Les gens sont inquiets. Je suis allé très souvent en Grande-Bretagne et j'ai trouvé le pays un petit peu changé, certainement, depuis le Brexit. Beaucoup d’inquiétude sur le service de santé qui a perdu en subventions 9 milliards de livres, ça fait à peu près 10 milliards d'euros depuis 2010, avec des coupes budgétaires partout, une austérité extrêmement sévère en Grande-Bretagne, introduite par David Cameron, le Premier ministre conservateur, élu en 2010. Et donc beaucoup d'inquiétude sur le fait que si je suis malade, où est-ce que je vais aller voir mon médecin ? Est-ce que je peux le voir ? Combien de semaines d'attente avant de le voir ?
Si je peux vous donner une illustration, on ne peut même pas voir son généraliste, au mieux, on peut l'avoir au téléphone, mais après quinze jours, trois semaines. Mais le voir en personne, c'est carrément impossible. Donc cette inquiétude que le service de santé est en train de dégringoler est vraiment ce qui est le plus important pour une grande partie des Britanniques. D'autant plus qu'on leur avait promis monts et merveilles avec le départ de l'Union européenne, cette économie de 350 millions de livres sterling par semaine, pour les services de santé, et tout ça, ça n'a jamais eu lieu.

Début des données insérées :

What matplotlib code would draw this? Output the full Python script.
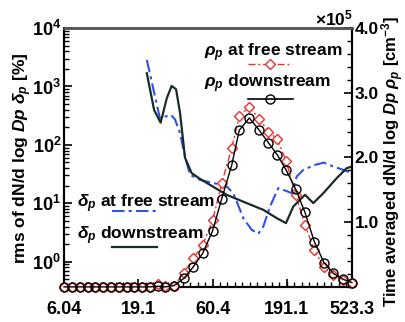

Autre grande question d'inquiétude, c'est l'immigration, et cette immigration qu'on nous promettait aussi qui allait s'arrêter. Et finalement, il y en a autant, voire plus aujourd'hui qu’avant le Brexit, 745.000 personnes sont venues en Grande-Bretagne en 2022, alors qu'on était déjà en dehors de l'Union européenne. Donc, cette politique aujourd'hui d'envoyer les migrants au Rwanda ne tient pas debout non plus. De toute manière, il n’y aura pas de vols qui vont décoller pour le Rwanda, probablement pas avant les élections du mois d'octobre.